First revealed by Iraq's National Security Adviser Mouwafak al-Rubaie on Sept. 18, The Washington Post reported in Monday's editions that the letter was the first document to emerge from what the U.S. military described as a "treasure trove" of information uncovered from Iraqi safe houses at the time of al-Zarqawi's death.

The letter is dated the 10th of the Muslim month of Zhul Qadah, which was around mid-December last year and about six months before the Jordian-born al-Zarqawi was killed in a U.S. airstrike north of Baghdad.

In a warning to al-Zarqawi that he could be removed, the letter said that "anyone who commits tyranny and aggression upon the people and causes corruption within the land and drives people away from us and our faith and our jihad and from the religion and the message that we carry, then he must be taken to task."

"We must direct him to what is right, just, and for the best.
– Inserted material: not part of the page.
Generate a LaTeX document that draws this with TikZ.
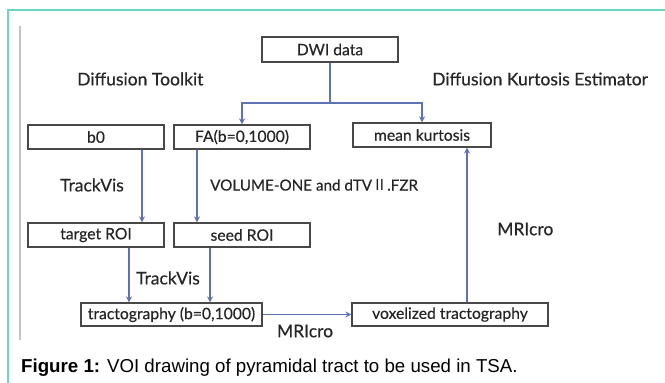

Otherwise, we would have to push him aside and keep him away from the sphere of influence and replace him and so forth," Atiyah wrote.

Atiyah tells al-Zarqawi that on major issues he should consult with "your leadership, Sheik Osama (bin Laden) and the doctor (Ayman al-Zawahri) and their brothers ... as well as your Mujahedeen brothers in Iraq."

Among the issues that Atiyah cautioned al-Zarqawi against was the war he declared against Shiite Muslims and attacks the Iraqi branch had carried out in neighboring countries — an apparent reference to last year's triple suicide attacks in hotels in the Jordanian capital of Amman that killed dozens.

Al-Zarqawi also was asked in the letter to correspond with Al Qaeda in Waziristan through reliable messengers and was told not to attack Sunni clerics whether in Iraq or abroad in an apparent reference to the Sunni clerics who were assassinated after calling Iraqis to take part in last year's general elections.

"The war is long and our road is long. What is important is to keep the good reputation of yourself, the mujahedeen and especially your group," Atiyah wrote.